SET EXERCISE: Copy all lines in which the word "diagram" can be found.

RECORDS FOR THE TASK:
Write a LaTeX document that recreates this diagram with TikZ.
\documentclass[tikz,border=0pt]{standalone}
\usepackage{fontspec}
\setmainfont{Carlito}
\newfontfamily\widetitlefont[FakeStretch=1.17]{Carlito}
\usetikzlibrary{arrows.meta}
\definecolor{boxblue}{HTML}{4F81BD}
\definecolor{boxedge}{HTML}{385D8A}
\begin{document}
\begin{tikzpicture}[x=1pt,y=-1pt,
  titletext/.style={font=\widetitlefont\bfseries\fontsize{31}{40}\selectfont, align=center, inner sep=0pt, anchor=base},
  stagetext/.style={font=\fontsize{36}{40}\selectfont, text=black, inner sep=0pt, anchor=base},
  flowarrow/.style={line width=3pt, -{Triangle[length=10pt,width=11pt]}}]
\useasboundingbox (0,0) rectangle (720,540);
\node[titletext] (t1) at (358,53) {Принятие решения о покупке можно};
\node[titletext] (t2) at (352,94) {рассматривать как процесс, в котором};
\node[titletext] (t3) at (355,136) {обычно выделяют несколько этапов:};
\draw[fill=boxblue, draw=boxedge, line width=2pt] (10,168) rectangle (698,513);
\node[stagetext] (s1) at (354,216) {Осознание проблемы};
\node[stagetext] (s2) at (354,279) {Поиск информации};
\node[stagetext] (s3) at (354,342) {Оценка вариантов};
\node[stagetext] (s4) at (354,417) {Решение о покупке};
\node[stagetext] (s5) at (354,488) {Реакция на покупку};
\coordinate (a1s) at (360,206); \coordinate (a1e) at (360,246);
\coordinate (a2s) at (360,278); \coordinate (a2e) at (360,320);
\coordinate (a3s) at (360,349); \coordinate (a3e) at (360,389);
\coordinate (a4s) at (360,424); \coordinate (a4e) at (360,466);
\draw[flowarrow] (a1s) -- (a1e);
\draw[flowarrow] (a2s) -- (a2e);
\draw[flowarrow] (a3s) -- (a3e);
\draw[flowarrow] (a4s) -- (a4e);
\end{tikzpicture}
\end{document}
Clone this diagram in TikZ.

WRITTEN ANSWER:
Write a LaTeX document that recreates this diagram with TikZ.
Clone this diagram in TikZ.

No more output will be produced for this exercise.